Chargers’ Head Coach Mike Corbett tried to schedule the Fighting Hawks around that time but had no luck. If accepted into the NCHC, in conference, a school with strong ties to NASA would play a school with a strong flight program at least twice a year.
Give him help
Immediately, Head Coach Mike Corbett would get a lot more donations to his program if he had to fund trips to NCHC schools, and would get a lot more eyeballs on his program. Right now Corbett holds what amounts to two full time jobs at most Division One Schools. He fundraises for his own program, a very rare thing for a Head Coach to do at this level, all while working on building a team and trying to get the Chargers to have a better future as a program. Having a national television deal’s money coming to the school, combined with a better streaming deal would be a big infusion into the coffers of the Chargers. The Chargers’ external media coverage (if you write for UAHHockey.com you are excluded from this) the past few years, other than when they were on the brink of losing their team, has been, to be frank, not good enough.
Our coverage of the Chargers in their efforts to upset UND this January has been the most extensive of any non local media/blog news source I have seen in the past few years. This program deserves a chance to show what it can do. If Corbett can keep a team afloat and produce an NHL goalie (Cam Talbot) while helping graduate several players onto pro hockey and pro careers in other wonderful endeavors. imagine what he could do for hockey in the south with even a bit of a fair playing field.
Who do we want this sport to be for?
If you truly support hockey being for all, as we do here, I would strongly ask that you consider supporting finding the Chargers a new home, in my mind ideally in the NCHC. Yes, there would be a talent gap immediately and for a few years the Chargers and teams on the lower end of the table would battle for positioning, that alone is not enough to disqualify them from being in the NCHC. Do I think the Chargers would be a better team than a lot of people would give them credit for and make teams sweat close games like they did to UND for a bit? Yes I do.
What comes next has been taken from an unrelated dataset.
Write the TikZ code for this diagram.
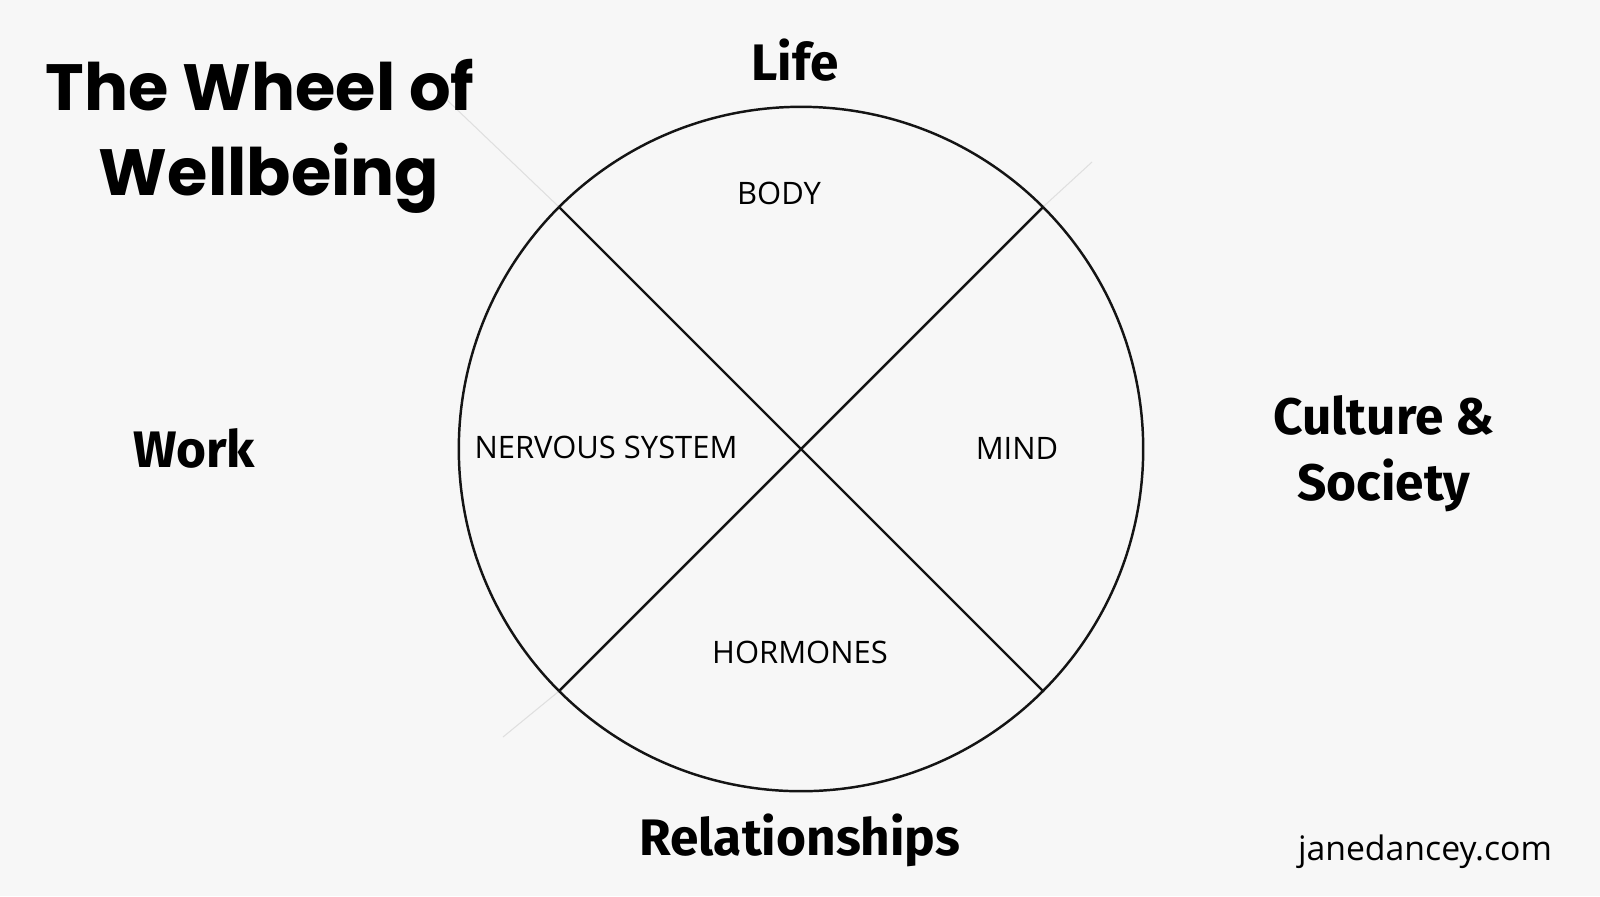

However, I truly believe that this sport is better when it brings in more people from around the world, supporting programs that grow the footprint of your game are something that the NCHC should strongly consider. In addition, as college sports do not have relegation we do not kick teams out of conferences for finishing last for a number of years and nor should we. If college sports are about the student athlete experience, having the NCHC play games in a building that has more seats than a few of its own barns do is something I would consider, along with giving student athletes more of a respite from the cold weather in the dead of winter.
I think Corbett and the Chargers have shown that through their fundraising efforts and willingness to go anywhere to play the game, that their fans would respond well to being a part of the most title-laden conference in Men’s College Hockey.They are outdrawing a team that was one win away from a Frozen Four last year as well. If a man doing two jobs with little external support bar his own donor base can keep a program afloat in a conference that does not provide anywhere near the exposure of the NCHC, imagine what his program could do with a level playing field.